GM: Im deutschen Filmmarkt ist eine solide Schauspielausbildung an einer Schule oder Universität eine wichtige Voraussetzung, v.a. wenn man im Theater arbeiten möchte. Die USA sind in der Hinsicht liberaler. Es gibt viele sogenannte acting studios, in denen man frei Unterricht nehmen kann. Man braucht keinen Abschluss, um von einer Schauspielagentur vertreten zu sein. Wichtiger als der Abschluss an einer renommierten Schule ist Talent. Deutschland ist in der Hinsicht konservativer. Ich persönlich habe mich für den privaten Unterricht entschieden. Es gibt so viele verschiedene Schauspielmethoden und -lehrer, dass ich die für mich richtige entdecken wollte. Gleichzeitig wollte ich meiner Reiselust nachgehen und in verschiedenen Ländern und Städten die Filmlandschaften erkunden. Egal für welchen Weg man sich entscheidet, Schauspieltraining ist wichtig. Hier kann man sich ausprobieren, neu entdecken, seine Grenzen erweitern ohne unter Leistungsdruck wie während eines richtigen Filmdrehs zu stehen. Viele aus der Filmindustrie erachten das regelmäßige Schauspieltraining auch als Indikator dafür, dass man es mit dem Beruf ernst meint. Ich nehme seit 4 Jahren Unterricht und entdecke immer wieder neue Möglichkeiten zu wachsen.
SC: Wie gehen Sie mit Absagen um, und wie schafft man es sich immer wieder neu zu motivieren?

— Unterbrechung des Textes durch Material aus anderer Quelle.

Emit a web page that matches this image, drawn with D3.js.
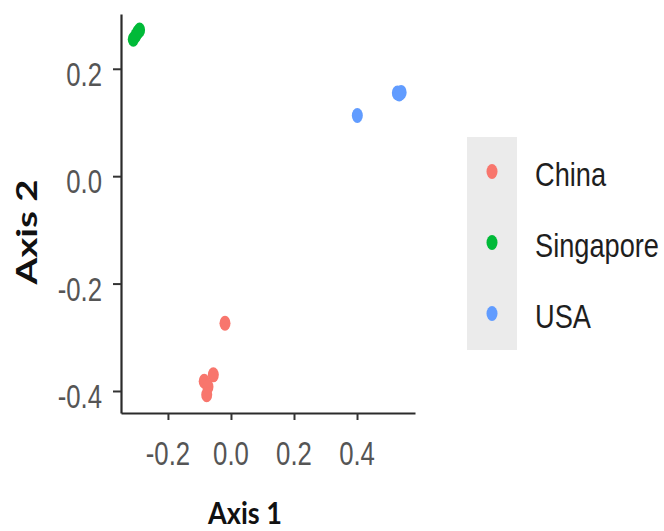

GM: Mit dem Thema Absagen, wurde ich gleich am Anfang meiner Schauspielkarriere konfrontiert: Mein allererstes Casting war für eine Hauptrolle in einer internationalen Kinofilmproduktion unter der Regie von Jean Jacques Annaud (7 Jahre in Tibet, Der Name der Rose). Nach dem Casting hatte ich ein gutes Gefühl. Die darauffolgenden Wochen habe ich in einer Gefühlsachterbahn zwischen Hoffnung und Angst, Glück und Unglück verbracht. Immerhin sah ich die Rolle als die große Chance meines Lebens. Ich erhielt eine Absage, und fiel aus allen Wolken. Ich zweifelte zeitweise an meinem Talent und an mir selbst. Im Nachhinein fand ich heraus, dass die Rolle Freida Pinto erhielt, die damals mit dem Filmhit Slumdog Millionaire ihren großen Durchbruch hatte. Inzwischen habe ich gelernt, nach Absagen nicht an mir oder meinem Talent zu zweifeln. Das klappt manchmal besser manchmal weniger. Aber auch das ist in Ordnung. Es ist ein Lernprozess. Die Besetzung von Rollen wird von so vielen verschiedenen Faktoren gelenkt, die nicht in meiner Macht sind. Das einzige, dass man als Schauspieler machen kann ist, sein Bestes zu geben und den Rest dem Schicksal zu überlassen. Manche sagen sogar, dass der eigentliche Beruf eines Schauspielers ist, auf Castings zu gehen. Das Spielen in einem Film ist der Bonus, das Sahnehäubchen.
SC: Was verbinden Sie als gebürtige Berlinerin mit Berlin? Und was mit Ihrem derzeitigen Wohnort New York und die alles entscheidende Frage: Berlin oder New York?
GM: Mit Berlin verbinde ich Heimat, Familie, Freunde und viele, viele Erinnerungen. Berlin ist für mich fast wie ein Familienmitglied, das bodenständig ist, einfach immer für mich da ist und meinen Rücken stärkt. New York hat eine gewisse Energie, die mich als Künstlerin stark inspiriert und mir die Möglichkeiten gibt, mich neu zu entdecken und zu entfalten. Beide Städte haben einen besonderen Platz in meinem Herzen. Deshalb möchte ich beide nicht missen.
SC: Welchen Ausgleich haben Sie zur Schauspielerei, womit beschäftigen Sie sich in Ihrer Freizeit?
GM: Ich interessiere mich sehr für das Thema Spiritualität und lese gerne entsprechende Bücher. Yoga und Tanzen helfen mir dabei meinen Kopf auszuschalten und meinem Bewegungsdrang nachzugehen. Ich versuche viel Zeit in der Natur zu verbringen, um neue Energien zu tanken. Ich koche auch sehr gerne für Freunde und Familie.
SC: Wo sehen Sie sich in 10 Jahren?
GM: Mein Wunsch ist es in 10 Jahren auf eine Schauspielkarriere blicken zu können, in der ich finanziell unabhängig bin, mir Filmprojekte frei aussuchen kann und aufregende Rollen in großartigen Filmen spiele.